A trip back in time is aimed at preserving an iconic site in Encinitas.
A local preservation group is working to save a bit of vernacular architecture in Encinitas, two Boathouses on 3rd Street.
The Encinitas Preservation Association is raising money this weekend with special tours of historic Encinitas, including rare access to the Bumann Ranch and other local historic sites. The dual boathouses, never meant to sail, are authentic architectural representations of boats, rented out as affordable housing.
On Saturday, a bus tour to raise money for their preservation will take people to notable historical sites in Encinitas, including Bumann Ranch.
“It’s probably one of the last homesteads in San Diego County,” said Richard Bumann about the ranch homesteaded by his grandfather in 1886.
Many of the original barns, shacks and living quarters remain intact. Three generations of the Bumann family have called the ranch home for the past 125 years.
“This is a granary built by my grandfather sometime in the 1890’s,” said Richard Bumann showing off the property exclusively to NB7’s May Tjoa, ahead of Saturday’s tour.
On rare occasions, Richard and Twink Bumann open their ranch to the public.
Visitors are taken to another era.
Richard Bumann’s grandfather, Herman Bumann, eventually bought two adjoining homesteads and farmed 480 acres. Two generations later, the private family ranch is down to 10 acres.

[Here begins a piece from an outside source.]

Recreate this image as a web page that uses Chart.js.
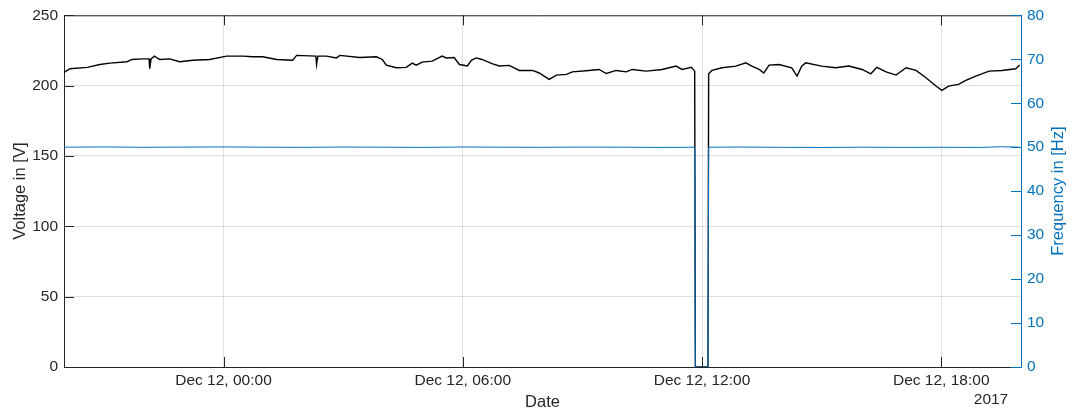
<!DOCTYPE html>
<html>
<head>
<meta charset="utf-8">
<script src="https://cdn.jsdelivr.net/npm/chart.js@4/dist/chart.umd.min.js"></script>
<style>
  html, body { margin: 0; padding: 0; background: #fff; }
  canvas { display: block; }
</style>
</head>
<body>
<canvas id="chart" width="1074" height="414"></canvas>
<script>
// --- data (times are MM-DD HH:MM, Dec 2017) ---
const voltTimes = [
  '12-11 20:00','12-11 20:09','12-11 20:35','12-11 20:54','12-11 21:09','12-11 21:35','12-11 21:42','12-11 21:59',
  '12-11 22:08','12-11 22:09','12-11 22:11','12-11 22:16','12-11 22:24','12-11 22:39','12-11 22:54','12-11 23:14',
  '12-11 23:39','12-12 00:05','12-12 00:29','12-12 00:44','12-12 00:59','12-12 01:20','12-12 01:44','12-12 01:50',
  '12-12 02:19','12-12 02:20','12-12 02:22','12-12 02:35','12-12 02:50','12-12 02:55','12-12 03:25','12-12 03:50',
  '12-12 03:59','12-12 04:05','12-12 04:20','12-12 04:35','12-12 04:44','12-12 04:50','12-12 04:59','12-12 05:14',
  '12-12 05:29','12-12 05:35','12-12 05:47','12-12 05:55','12-12 06:07','12-12 06:13','12-12 06:20','12-12 06:29',
  '12-12 06:44','12-12 06:55','12-12 07:10','12-12 07:25','12-12 07:45','12-12 07:55','12-12 08:10','12-12 08:21',
  '12-12 08:36','12-12 08:45','12-12 09:10','12-12 09:25','12-12 09:36','12-12 09:51','12-12 10:06','12-12 10:15',
  '12-12 10:36','12-12 11:00','12-12 11:21','12-12 11:30','12-12 11:44','12-12 11:49','12-12 11:50','12-12 12:09',
  '12-12 12:10','12-12 12:15','12-12 12:30','12-12 12:51','12-12 13:06','12-12 13:15','12-12 13:26','12-12 13:33',
  '12-12 13:41','12-12 13:56','12-12 14:15','12-12 14:23','12-12 14:30','12-12 14:36','12-12 15:00','12-12 15:21',
  '12-12 15:41','12-12 16:01','12-12 16:14','12-12 16:23','12-12 16:37','12-12 16:52','12-12 17:07','12-12 17:22',
  '12-12 17:37','12-12 17:52','12-12 18:01','12-12 18:11','12-12 18:26','12-12 18:37','12-12 18:52','12-12 19:12',
  '12-12 19:31','12-12 19:52','12-12 19:58'
];
const voltValues = [
  209.5, 212, 213, 215, 216, 217, 218.6, 219,
  219, 212, 219, 221, 218.6, 219, 217, 218,
  218.6, 221, 221, 220.5, 220.5, 218.6, 218, 221.5,
  221, 215, 221, 221, 219.7, 221.5, 220, 220.5,
  218.6, 214.6, 212.7, 213, 216, 214.6, 216.7, 217.4,
  221, 219.7, 220, 215, 214, 218, 219.7, 218.6,
  215.6, 214, 214.4, 210.8, 210.8, 209, 204.5, 207.5,
  208, 209.8, 210.8, 211.5, 208.6, 210.8, 209.8, 211.5,
  210.3, 211.5, 213.9, 211.5, 213, 210.3, 0, 0,
  208.4, 210.8, 212.7, 213.9, 216.2, 213.9, 211.5, 209,
  214.6, 215, 212.7, 206.8, 213.9, 216.2, 213.9, 212.7,
  213.9, 211.5, 208.4, 213, 209.8, 207.5, 212.7, 210.8,
  205.6, 199.7, 196.6, 199.7, 200.9, 203.7, 206.8, 210.3,
  210.8, 212, 214.6
];

const freqTimes = [
  '12-11 20:00','12-11 21:00','12-11 22:00','12-11 23:00','12-12 00:00','12-12 01:00','12-12 02:00','12-12 03:00',
  '12-12 04:00','12-12 05:00','12-12 06:00','12-12 07:00','12-12 08:00','12-12 09:00','12-12 10:00','12-12 11:00',
  '12-12 11:49','12-12 11:50','12-12 12:09','12-12 12:10','12-12 13:00','12-12 14:00','12-12 15:00','12-12 16:00',
  '12-12 17:00','12-12 18:00','12-12 19:00','12-12 19:30','12-12 19:58'
];
const freqValues = [
  50.0, 50.05, 49.98, 50.02, 50.06, 50.0, 49.97, 50.03,
  50.0, 49.96, 50.04, 50.0, 49.98, 50.02, 50.0, 49.95,
  49.98, 0, 0, 50.0, 50.03, 49.97, 49.93, 50.0,
  49.96, 49.98, 49.95, 50.1, 50.0
];

const xRange = ['12-11 20:00', '12-12 20:00'];
const xTickTimes = ['12-12 00:00', '12-12 06:00', '12-12 12:00', '12-12 18:00'];
const xTickLabels = ['Dec 12, 00:00', 'Dec 12, 06:00', 'Dec 12, 12:00', 'Dec 12, 18:00'];
const yearLabel = '2017';
const voltRange = [0, 250];
const freqRange = [0, 80];

// hours since Dec 11 00:00
function toHours(s) {
  const day = +s.slice(3, 5), h = +s.slice(6, 8), m = +s.slice(9, 11);
  return (day - 11) * 24 + h + m / 60;
}

const AXIS = '#262626';
const BLUE = '#0072BD';
const GRID = 'rgba(38,38,38,0.15)';
const FONT = "'Liberation Sans', Arial, Helvetica, sans-serif";
const TICK_LEN = 10;

const voltPoints = voltTimes.map((t, i) => ({ x: toHours(t), y: voltValues[i] }));
const freqPoints = freqTimes.map((t, i) => ({ x: toHours(t), y: freqValues[i] }));
const xTicks = xTickTimes.map(toHours);

// MATLAB-style box: top edge, inward tick marks, right label, year under the axis
const boxTicks = {
  id: 'boxTicks',
  afterDraw(chart) {
    const { ctx, chartArea: a, scales } = chart;
    ctx.save();
    ctx.lineWidth = 1;
    ctx.strokeStyle = AXIS;
    ctx.beginPath();
    ctx.moveTo(a.left, a.top + 0.5);
    ctx.lineTo(a.right, a.top + 0.5);
    scales.x.ticks.forEach(t => {
      const px = Math.round(scales.x.getPixelForValue(t.value)) + 0.5;
      ctx.moveTo(px, a.bottom); ctx.lineTo(px, a.bottom - TICK_LEN);
      ctx.moveTo(px, a.top); ctx.lineTo(px, a.top + TICK_LEN);
    });
    scales.y.ticks.forEach(t => {
      const py = Math.round(scales.y.getPixelForValue(t.value)) + 0.5;
      ctx.moveTo(a.left, py); ctx.lineTo(a.left + TICK_LEN, py);
    });
    ctx.stroke();

    ctx.strokeStyle = BLUE;
    ctx.beginPath();
    scales.y1.ticks.forEach(t => {
      const py = Math.round(scales.y1.getPixelForValue(t.value)) + 0.5;
      ctx.moveTo(a.right, py); ctx.lineTo(a.right - TICK_LEN, py);
    });
    ctx.stroke();

    ctx.textAlign = 'center';
    ctx.textBaseline = 'middle';
    ctx.fillStyle = AXIS;
    ctx.font = '15.5px ' + FONT;
    ctx.fillText(yearLabel, a.right - 30, a.bottom + 33);

    // right axis title reads bottom-to-top, like the left one
    ctx.fillStyle = BLUE;
    ctx.font = '16.5px ' + FONT;
    ctx.translate(a.right + 37, (a.top + a.bottom) / 2);
    ctx.rotate(-Math.PI / 2);
    ctx.fillText('Frequency in [Hz]', 0, 0);
    ctx.restore();
  }
};

new Chart(document.getElementById('chart'), {
  type: 'line',
  data: {
    datasets: [
      {
        label: 'Frequency',
        data: freqPoints,
        yAxisID: 'y1',
        borderColor: BLUE,
        borderWidth: 1,
        pointRadius: 0,
        tension: 0,
        order: 0
      },
      {
        label: 'Voltage',
        data: voltPoints,
        yAxisID: 'y',
        borderColor: '#000000',
        borderWidth: 1.4,
        pointRadius: 0,
        tension: 0,
        order: 1
      }
    ]
  },
  options: {
    responsive: false,
    animation: false,
    layout: { padding: { top: 14, left: 0, right: 0, bottom: 0 } },
    plugins: { legend: { display: false }, tooltip: { enabled: false } },
    scales: {
      x: {
        type: 'linear',
        min: toHours(xRange[0]),
        max: toHours(xRange[1]),
        afterBuildTicks: s => { s.ticks = xTicks.map(v => ({ value: v })); },
        afterFit: s => { s.height = 47; },
        ticks: {
          color: AXIS,
          font: { family: FONT, size: 15.5 },
          padding: 4,
          maxRotation: 0,
          autoSkip: false,
          callback: v => xTickLabels[xTicks.indexOf(v)]
        },
        grid: { color: GRID, drawTicks: false },
        border: { color: AXIS, width: 1 },
        title: {
          display: true,
          text: 'Date',
          color: AXIS,
          font: { family: FONT, size: 16.5 },
          padding: { top: 0, bottom: 2 }
        }
      },
      y: {
        position: 'left',
        min: voltRange[0],
        max: voltRange[1],
        ticks: {
          stepSize: 50,
          color: AXIS,
          font: { family: FONT, size: 15.5 },
          padding: 6
        },
        afterFit: s => { s.width = 64; },
        grid: { color: GRID, drawTicks: false },
        border: { color: AXIS, width: 1 },
        title: {
          display: true,
          text: 'Voltage in [V]',
          color: AXIS,
          font: { family: FONT, size: 16.5 },
          padding: { top: 11, bottom: 0 }
        }
      },
      y1: {
        position: 'right',
        min: freqRange[0],
        max: freqRange[1],
        ticks: {
          stepSize: 10,
          color: BLUE,
          font: { family: FONT, size: 15.5 },
          padding: 6
        },
        afterFit: s => { s.width = 53; },
        grid: { display: false, drawTicks: false },
        border: { color: BLUE, width: 1 },
        title: { display: false }
      }
    }
  },
  plugins: [boxTicks]
});
</script>
</body>
</html>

“In a way, time kinda stopped here at the ranch,” Twink told NBC7.
Today, efforts are underway to designate the boathouses, built in the 1920’s as a California historical landmark.
That’s a designation that could happen by next year.
The bus tour is from 9 a.m. to 1 p.m. with lunch at the historic one room schoolhouse at F Street. Tickets are $65. They can be purchased here: www.eventbrite.com.
The tour will take people by more than 50 or so historic sites in Encinitas and allow them to tour two of them with the highlight being the rare look inside the Bumann private property. Tours of the Boathouses are not included because people live in them currently.
The Encinitas Preservation Association was formed in 2008 specifically to save the boat houses from being torn down.